Army Plans Massive E-mail Consolidation
The multi-year, $243 million project is part of a larger IT transformation effort, and could spark military-wide e-mail consolidation.
The Army plans to migrate almost 250,000 users currently using numerous, separate e-mail systems onto a single enterprise messaging and collaboration managed service over the next two years, according to new procurement documents released this week.
A draft request for proposals pegs the possible price of the initial five-year contract for migration and subsequent management as topping out at $243 million. According to a draft migration plan, the Army will begin moving users to the new system beginning in November, and hopes to complete the consolidation effort by April 2012, when it wraps up the migration at Fort Myer, Va.
Currently, the Army spends a whopping $400 million annually on e-mail, largely due to the administrative and support challenges of operating 15 separate Active Directory forests (one for the continental United States, another for the Army Corps of Engineers, another for soldiers in Korea, etc.) that run separate instances and in some cases different versions of Microsoft Exchange and Active Directory, and facilitating e-mail for 300 sites and 950,000 users worldwide across the Army's classified and unclassified networks.
In today's environment, soldiers are often unable to share calendars and access e-mail when mobile, hardware is underutilized, managers are unable to have a single view of service availability, and services and administrative responsibilities are duplicated several times over.
The end goal, according to a concept of operations document, would be to allow solders access to their e-mail from any computer on the Department of Defense network, enabling "virtual teams spanning organizations and geographical locations" to create dynamic distribution lists and share calendars and contact information.

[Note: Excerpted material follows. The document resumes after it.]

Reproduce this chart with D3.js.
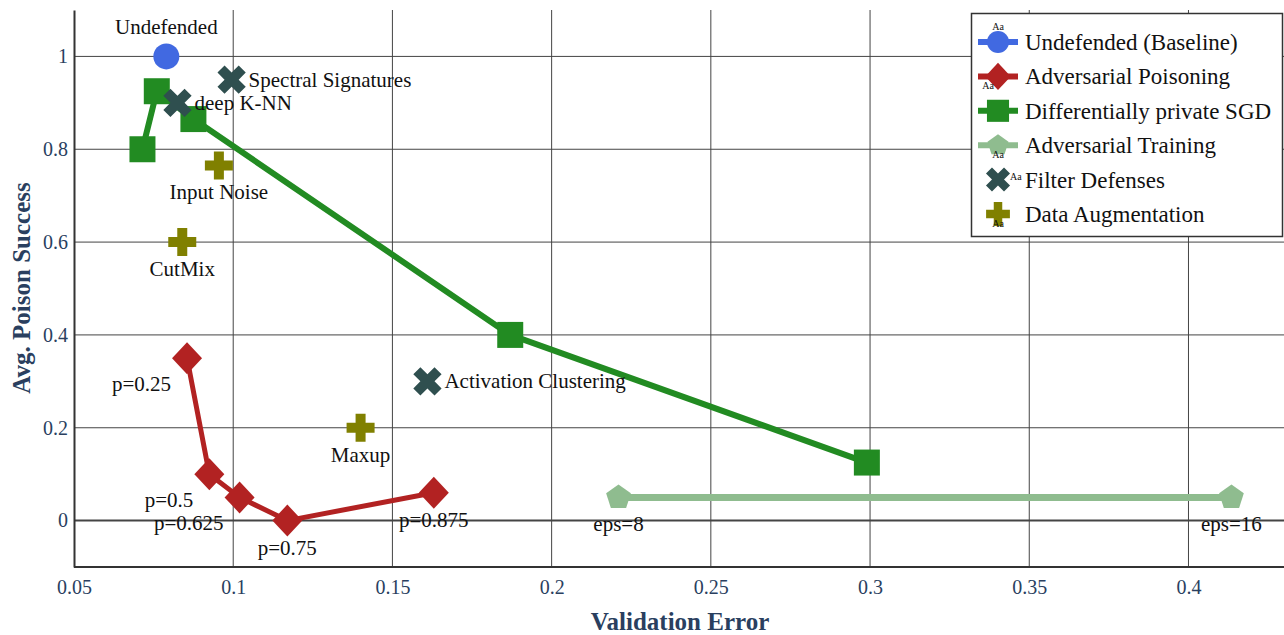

Additionally, distributed e-mail server nodes will be able to provide e-mail services even while disconnected from the rest of the enterprise network.
As a managed service, the Army is leaving open the possibility that the e-mail services will be hosted in commercial facilities that meet certain Army and Department of Defense security requirements, with the other option being hosting in Defense Information Systems Agency facilities.
The Army also estimates that the migration will save millions of dollars in its e-mail consolidation and reduce vulnerabilities to cyber attacks. The Army plans to use Cisco Ironport e-mail security products to filter unwanted e-mails and needs the contractor to meet various security requirements.
Soldiers will be able to access the new, consolidated e-mail services via the Web, Microsoft Outlook or Entourage, or their mobile devices. The contractor who wins the award will have to man a 24x7 service desk and meet all Army security requirements.
The plan lines up with what Army CIO Jeff Sorenson said when he mentioned the e-mail consolidation plans in an interview with InformationWeek in December, then characterizing it as part of the Army's Global Network Enterprise Construct, which is a major IT consolidation and transformation effort aimed on the user side at giving soldiers a single, consistent IT environment as they move among different phases of operation, and on the IT side at giving the Army an increased measure of manageability and control over its network.
The documents note that this consolidation effort will be used to determine whether to expand the effort Army-wide and potentially eventually across the DoD's more than 5 million users.